# Tegu spasms, need help



## Thorp117 (Jul 29, 2015)

I have a B/W Argentine Tegu approximately 5 months old. Starting Friday night, when she settles down and begins to fall asleep, she'll spasm. It looks almost like an electric shock. The vet was unsure about a cause and is opting for a wait and see approach. It happens constantly and she can't sleep but she is still eating.
This video was taking while waiting at the vet, she twitches around the 23 second mark.

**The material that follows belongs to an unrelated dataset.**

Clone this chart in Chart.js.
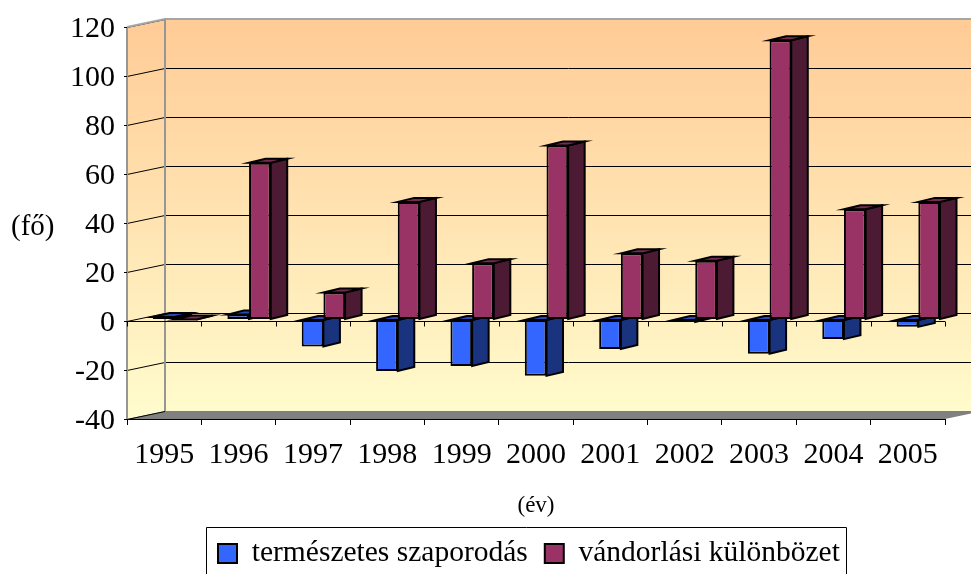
<!DOCTYPE html>
<html>
<head>
<meta charset="utf-8">
<title>természetes szaporodás, vándorlási különbözet</title>
<script src="https://cdn.jsdelivr.net/npm/chart.js@4/dist/chart.umd.min.js"></script>
<style>
  html, body { margin: 0; padding: 0; background: #fff; overflow: hidden; }
  #barChart { display: block; }
</style>
</head>
<body>
<canvas id="barChart" width="971" height="574"></canvas>
<script>
var years = ["1995", "1996", "1997", "1998", "1999", "2000", "2001", "2002", "2003", "2004", "2005"];
var termeszetes = [1, 2, -11, -21, -19, -23, -12, -1, -14, -8, -3];
var vandorlasi = [0, 64, 11, 48, 23, 71, 27, 24, 114, 45, 48];
var seriesNames = ["természetes szaporodás", "vándorlási különbözet"];
var yTitle = "(fő)";
var xTitle = "(év)";

var font = "'Liberation Serif', 'Times New Roman', serif";

// depth of the fake 3D box and of the bars inside it
var wallDx = 38, wallDy = -8;
var barShiftX = 10.5, barShiftY = -1.5;
var barDx = 16.5, barDy = -4;

var sideColors = ['#1a337f', '#4d1a33'];
var topColors = ['#2848b8', '#7a2952'];

function poly(ctx, pts, fill, stroke, lw) {
  ctx.beginPath();
  ctx.moveTo(pts[0][0], pts[0][1]);
  for (var i = 1; i < pts.length; i++) ctx.lineTo(pts[i][0], pts[i][1]);
  ctx.closePath();
  if (fill) { ctx.fillStyle = fill; ctx.fill(); }
  if (stroke) { ctx.strokeStyle = stroke; ctx.lineWidth = lw; ctx.stroke(); }
}

var box3d = {
  id: 'box3d',
  afterLayout: function (chart) {
    // legend sits in its own frame, not centred on the canvas
    chart.legend.left = 201;
    chart.legend.right = 960;
    chart.legend.top = 521.75;
  },
  beforeDraw: function (chart) {
    var ctx = chart.ctx, a = chart.chartArea, y = chart.scales.y;
    var bx = a.left + wallDx, by = a.top + wallDy, bb = a.bottom + wallDy, br = a.right + wallDx;
    var g = ctx.createLinearGradient(0, by, 0, bb);
    g.addColorStop(0, '#ffcb96');
    g.addColorStop(1, '#fffbcc');
    ctx.save();
    poly(ctx, [[a.left, a.top], [bx, by], [bx, bb], [a.left, a.bottom]], g);
    ctx.fillStyle = g;
    ctx.fillRect(bx, by, br - bx, bb - by);
    poly(ctx, [[a.left, a.bottom], [bx, bb], [br, bb], [a.right, a.bottom]], '#808080');

    y.ticks.forEach(function (t) {
      var py = Math.round(y.getPixelForValue(t.value)) + 0.5;
      ctx.strokeStyle = '#000';
      ctx.lineWidth = 1;
      ctx.beginPath();
      ctx.moveTo(a.left, py);
      ctx.lineTo(bx, py + wallDy);
      if (t.value > y.min) ctx.lineTo(br, py + wallDy);
      ctx.stroke();
    });

    // wall edges
    ctx.strokeStyle = '#a6a6a6';
    ctx.lineWidth = 2;
    ctx.beginPath();
    ctx.moveTo(a.left, a.top);
    ctx.lineTo(bx, by);
    ctx.lineTo(br, by);
    ctx.stroke();
    ctx.strokeStyle = '#969696';
    ctx.beginPath();
    ctx.moveTo(bx, by);
    ctx.lineTo(bx, bb);
    ctx.stroke();
    ctx.beginPath();
    ctx.moveTo(a.left, a.top);
    ctx.lineTo(a.left, a.bottom);
    ctx.stroke();

    // zero line of the front plane with its ticks
    var zero = Math.round(y.getPixelForValue(0)) + 0.5;
    ctx.strokeStyle = '#000';
    ctx.lineWidth = 1;
    ctx.beginPath();
    ctx.moveTo(a.left, zero);
    ctx.lineTo(a.right, zero);
    for (var i = 0; i <= years.length; i++) {
      var tx = Math.round(a.left + i * (a.right - a.left) / years.length) + 0.5;
      ctx.moveTo(tx, zero);
      ctx.lineTo(tx, zero + 5);
    }
    ctx.moveTo(a.left, a.bottom + 0.5);
    ctx.lineTo(a.right, a.bottom + 0.5);
    ctx.stroke();

    // y axis title is horizontal here
    ctx.fillStyle = '#000';
    ctx.font = '29px ' + font;
    ctx.textAlign = 'left';
    ctx.textBaseline = 'middle';
    ctx.fillText(yTitle, 11, 227);
    ctx.restore();
  },
  beforeDatasetsDraw: function (chart) {
    var ctx = chart.ctx;
    ctx.save();
    ctx.translate(barShiftX, barShiftY);
    chart.data.datasets.forEach(function (ds, di) {
      chart.getDatasetMeta(di).data.forEach(function (b) {
        var l = b.x - b.width / 2, r = b.x + b.width / 2;
        var up = Math.min(b.y, b.base), low = Math.max(b.y, b.base);
        poly(ctx, [[r, up], [r + barDx, up + barDy], [r + barDx, low + barDy], [r, low]], sideColors[di], '#000', 2);
        poly(ctx, [[l, up], [l + barDx, up + barDy], [r + barDx, up + barDy], [r, up]], topColors[di], '#000', 2);
      });
    });
  },
  afterDatasetsDraw: function (chart) {
    chart.ctx.restore();
  },
  afterDraw: function (chart) {
    // legend frame runs off the bottom of the picture
    var ctx = chart.ctx;
    ctx.save();
    ctx.strokeStyle = '#000';
    ctx.lineWidth = 1;
    ctx.beginPath();
    ctx.moveTo(206.5, 580);
    ctx.lineTo(206.5, 527.5);
    ctx.lineTo(846.5, 527.5);
    ctx.lineTo(846.5, 580);
    ctx.stroke();
    ctx.restore();
  }
};

var barChart = new Chart(document.getElementById('barChart').getContext('2d'), {
  type: 'bar',
  data: {
    labels: years,
    datasets: [
      { label: seriesNames[0], data: termeszetes, backgroundColor: '#3366ff', borderColor: '#000', borderWidth: 2, borderSkipped: false },
      { label: seriesNames[1], data: vandorlasi, backgroundColor: '#993366', borderColor: '#000', borderWidth: 2, borderSkipped: false }
    ]
  },
  plugins: [box3d],
  options: {
    responsive: false,
    animation: false,
    devicePixelRatio: 1,
    // legend is taller than the space left for it, so let it hang below the canvas
    layout: { padding: { top: 27, right: 26, left: 0, bottom: -7 } },
    datasets: { bar: { barPercentage: 1, categoryPercentage: 0.583 } },
    scales: {
      x: {
        afterFit: function (s) { s.height = 105.5; },
        grid: { drawOnChartArea: false, tickLength: 6, tickColor: '#000', tickWidth: 1 },
        border: { display: false },
        ticks: { color: '#000', font: { family: font, size: 30 }, padding: 12, maxRotation: 0, autoSkip: false },
        title: { display: true, text: xTitle, color: '#000', font: { family: font, size: 23 }, padding: { top: 0, bottom: 4.5 } }
      },
      y: {
        min: -40,
        max: 120,
        afterFit: function (s) { s.width = 127; },
        grid: { drawOnChartArea: false, tickLength: 3, tickColor: '#000' },
        border: { display: false },
        ticks: { stepSize: 20, color: '#000', font: { family: font, size: 30 }, padding: 9, labelOffset: 2 }
      }
    },
    plugins: {
      tooltip: { enabled: false },
      legend: {
        position: 'bottom',
        align: 'start',
        labels: { boxWidth: 19, boxHeight: 19, color: '#000', padding: 17, font: { family: font, size: 29.5 } }
      }
    }
  }
});
</script>
</body>
</html>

I can upload more videos to show more if needed. Please help.


----------



## Danya (Jul 31, 2015)

Did your vet mention anything about it possibly being a calcium deficiency issue?


----------



## Thorp117 (Aug 2, 2015)

The vet examined her toes and limbs and was happy with her response and how her bones felt. I believe we've identified the cause. The apartment I've moved into was treated with an insecticide called tempo dust before I moved into it. It's main ingredient is called Cyfluthrin, which the vet assured me has a low toxicity for reptiles but was most likely responsible for her symptoms. All twitches and tremors have stopped since I've kept her inside her cage for the past week. I just have to carefully vacuum and clean the baseboards before I let her roam around again.


----------



## Walter1 (Aug 2, 2015)

Good catch.


----------



## Danya (Aug 3, 2015)

Wow scary! Glad she's ok now!


----------